Speed & Latency Benchmarks
All benchmarks are approximate and vary significantly based on prompt length, output length, server load, and region.
Time to First Token (TTFT)
| Model | Typical TTFT | Notes |
|---|
| GPT-4o | 200–400ms | Very fast for a large model |
| GPT-4o mini | 100–250ms | Among the fastest available |
| GPT-4 Turbo | 400–800ms | Slower due to model size |
| Claude 3.5 Sonnet | 300–600ms | Comparable to GPT-4o |
| Claude 3 Haiku | 100–250ms | Optimized for speed |
| Claude 3 Opus | 800–1500ms | Prioritizes quality over speed |
| Gemini 1.5 Pro | 300–700ms | Varies with context length |
| Gemini 1.5 Flash | 100–200ms | Fastest Gemini model |
| Mistral Large | 300–600ms | |
| Mistral Small | 150–350ms | |
| Command R+ | 400–700ms | |
| Command R | 200–400ms | |
Tokens per Second (Output Generation)
| Model | Tokens/sec | Notes |
|---|
| GPT-4o | 80–120 | Consistent throughput |
| GPT-4o mini | 100–150 | Fastest OpenAI model |
| GPT-4 Turbo | 20–40 | Slower generation |
| Claude 3.5 Sonnet | 60–100 | |
| Claude 3 Haiku | 80–120 | |
| Claude 3 Opus | 15–30 | High quality, slower output |
| Gemini 1.5 Pro | 40–80 | Varies significantly |
| Gemini 1.5 Flash | 100–150 | |
| Mistral Large | 50–80 | |
| Mistral Small | 70–110 | |
| Command R+ | 30–60 | |
| Command R | 50–90 | |
End-to-End Latency (Short Prompt → 100 Token Response)

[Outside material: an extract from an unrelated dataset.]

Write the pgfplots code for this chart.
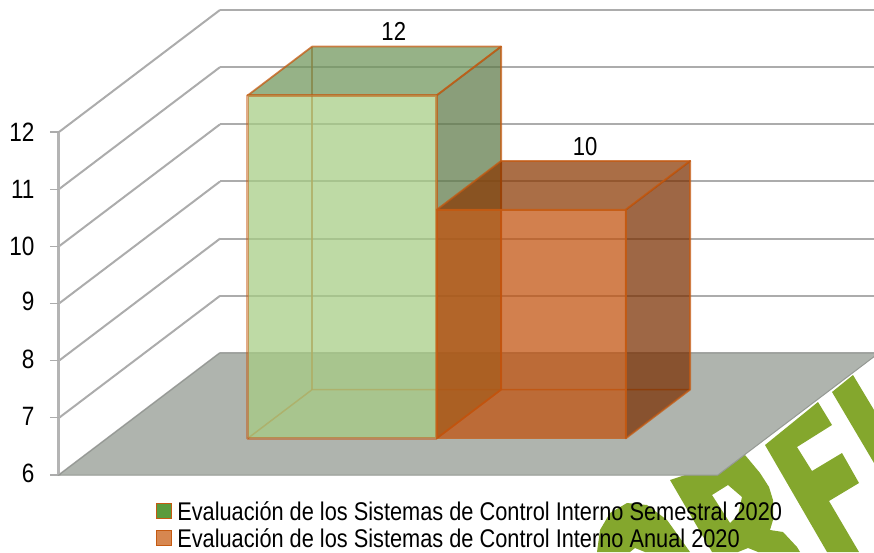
\documentclass[border=0pt]{standalone}
\usepackage{pgfplots}
\pgfplotsset{compat=1.18}
\usepackage{fontspec}
\setmainfont[FakeStretch=0.85]{Liberation Sans}
\definecolor{wm}{RGB}{132,167,45}
\definecolor{floorc}{RGB}{175,180,174}
\definecolor{gridc}{RGB}{172,172,172}
\definecolor{edgeo}{RGB}{197,90,17}
\definecolor{gf}{RGB}{166,204,131}
\definecolor{gt}{RGB}{111,149,90}
\definecolor{gs}{RGB}{94,122,72}
\definecolor{of}{RGB}{193,81,12}
\definecolor{ot}{RGB}{138,56,1}
\definecolor{os}{RGB}{122,46,0}
\pgfplotsset{
  face/.style={forget plot,fill=#1,fill opacity=0.73,draw=edgeo,draw opacity=0.75,line width=1.8pt,line join=round},
  back/.style={forget plot,draw=edgeo,draw opacity=0.8,line width=1.5pt}
}
\begin{document}
\begin{tikzpicture}
\useasboundingbox (0,0) rectangle (874pt,552pt);
\clip (0,0) rectangle (874pt,552pt);
\begin{scope}[x=1pt,y=-1pt,shift={(0pt,552pt)}]
\fill[wm] (765,445)--(818,402)--(832,425)--(797,447)--(812,471)--(842,453)--(859,483)--(829,501)--(859,552)--(827,552)--cycle;
\fill[wm] (832,392)--(853,375)--(874,410)--(874,463)--cycle;
\fill[wm,even odd rule] (670,480)--(745,455)--(760,473)--(769,487)--(773,500)--(773,520)--(770,530)--(783,532)--(797,547)--(800,552)--(758,552)--(748,548)--(738,552)--(712,552)--cycle
  (712,495)--(728,485)--(742,497)--(738,515)--(730,523)--cycle;
\fill[wm] (597,552)--(600,530)--(610,513)--(627,503)--(647,505)--(667,520)--(690,552)--(645,552)--(635,548)--(630,552)--cycle;
\end{scope}
\begin{axis}[
  at={(59pt,77pt)},anchor=south west,
  x={(189pt,0pt)},y={(161pt,122pt)},z={(0pt,57.17pt)},
  xmin=0,xmax=3.486,ymin=0,ymax=1,zmin=6,zmax=12,
  xtick=\empty,ytick=\empty,ztick={6,7,8,9,10,11,12},
  grid=major,
  major grid style={gridc,line width=2pt},
  axis line style={draw=none},
  clip=false,
  tick style={draw=none},
  tick pos=left,
  /pgf/number format/assume math mode=true,
  z tick label style={font=\fontsize{26.5}{26.5}\selectfont,text=black,xshift=-21pt,yshift=5pt},
  legend style={at={(axis cs:0.512,0,6)},anchor=north west,yshift=-25pt,draw=none,fill=none,
    font=\fontsize{25.6}{25.6}\selectfont,row sep=5pt,inner sep=0pt,
    nodes={inner sep=1pt}},
  legend cell align=left,
  legend image code/.code={\draw[#1] (0pt,-7pt) rectangle (15pt,8pt);\path (19pt,0pt);},
]
% axis wall and its tick marks
\addplot3[forget plot,draw=gridc!90,line width=3pt] coordinates {(0,0,6) (0,0,12)};
\addplot3[forget plot,draw=gridc,line width=1.2pt] coordinates {(-0.048,0,6) (0,0,6)};
\addplot3[forget plot,draw=gridc,line width=1.2pt] coordinates {(-0.048,0,7) (0,0,7)};
\addplot3[forget plot,draw=gridc,line width=1.2pt] coordinates {(-0.048,0,8) (0,0,8)};
\addplot3[forget plot,draw=gridc,line width=1.2pt] coordinates {(-0.048,0,9) (0,0,9)};
\addplot3[forget plot,draw=gridc,line width=1.2pt] coordinates {(-0.048,0,10) (0,0,10)};
\addplot3[forget plot,draw=gridc,line width=1.2pt] coordinates {(-0.048,0,11) (0,0,11)};
\addplot3[forget plot,draw=gridc,line width=1.2pt] coordinates {(-0.048,0,12) (0,0,12)};
% floor
\addplot3[forget plot,fill=floorc,draw=floorc!85!black,line width=1pt] coordinates {(0,0,6) (3.486,0,6) (3.486,1,6) (0,1,6)} -- cycle;
% bar 1 (value 12): hidden edges, then faces
\addplot3[back] coordinates {(0.743,0.7,6) (0.743,0.7,12)};
\addplot3[back] coordinates {(0.743,0.3,6) (0.743,0.7,6) (1.743,0.7,6)};
\addplot3[face=gt] coordinates {(0.743,0.3,12) (1.743,0.3,12) (1.743,0.7,12) (0.743,0.7,12)} -- cycle;
\addplot3[face=gs] coordinates {(1.743,0.3,6) (1.743,0.7,6) (1.743,0.7,12) (1.743,0.3,12)} -- cycle;
\addplot3[face=gf,draw opacity=0.5,line width=2.6pt] coordinates {(0.743,0.3,6) (1.743,0.3,6) (1.743,0.3,12) (0.743,0.3,12)} -- cycle;
% bar 2 (value 10)
\addplot3[back] coordinates {(1.743,0.7,6) (1.743,0.7,10)};
\addplot3[back] coordinates {(1.743,0.3,6) (1.743,0.7,6) (2.743,0.7,6)};
\addplot3[face=ot] coordinates {(1.743,0.3,10) (2.743,0.3,10) (2.743,0.7,10) (1.743,0.7,10)} -- cycle;
\addplot3[face=os] coordinates {(2.743,0.3,6) (2.743,0.7,6) (2.743,0.7,10) (2.743,0.3,10)} -- cycle;
\addplot3[face=of] coordinates {(1.743,0.3,6) (2.743,0.3,6) (2.743,0.3,10) (1.743,0.3,10)} -- cycle;
\node[anchor=south,font=\fontsize{26}{26}\selectfont,inner sep=5.5pt] at (axis cs:1.175,0.7,12) {12};
\node[anchor=south,font=\fontsize{26}{26}\selectfont,inner sep=5pt] at (axis cs:2.187,0.7,10) {10};
\addlegendimage{fill={rgb,255:red,90;green,155;blue,60},draw=edgeo,line width=1.3pt}
\addlegendentry{Evaluación de los Sistemas de Control Interno Semestral 2020}
\addlegendimage{fill={rgb,255:red,215;green,135;blue,80},draw=edgeo,line width=1.3pt}
\addlegendentry{Evaluación de los Sistemas de Control Interno Anual 2020}
\end{axis}
\end{tikzpicture}
\end{document}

| Provider | Model | Typical Latency |
|---|
| OpenAI | GPT-4o mini | 0.5–1s |
| OpenAI | GPT-4o | 1–2s |
| Anthropic | Claude 3 Haiku | 0.5–1.5s |
| Anthropic | Claude 3.5 Sonnet | 1–2.5s |
| Google | Gemini 1.5 Flash | 0.4–1s |
| Google | Gemini 1.5 Pro | 1–3s |
| Mistral | Mistral Small | 0.6–1.5s |
| Cohere | Command R | 0.8–2s |
Important Notes
- Variability is high. These numbers reflect typical performance under moderate load. Peak times, long prompts, and high-demand periods can double or triple latency.
- Context length matters. Longer prompts increase TTFT proportionally. A 100K-token prompt will have significantly higher TTFT than a 1K-token prompt.
- Streaming masks latency. Even if total generation time is similar, streaming makes the experience feel much faster because users see tokens immediately.
- Rate limits affect throughput. Under rate limiting, effective speed drops as requests queue. See provider-specific rate limit documentation.
- Region matters. Latency to provider servers varies by your geographic location. Consider providers with data centers near your users.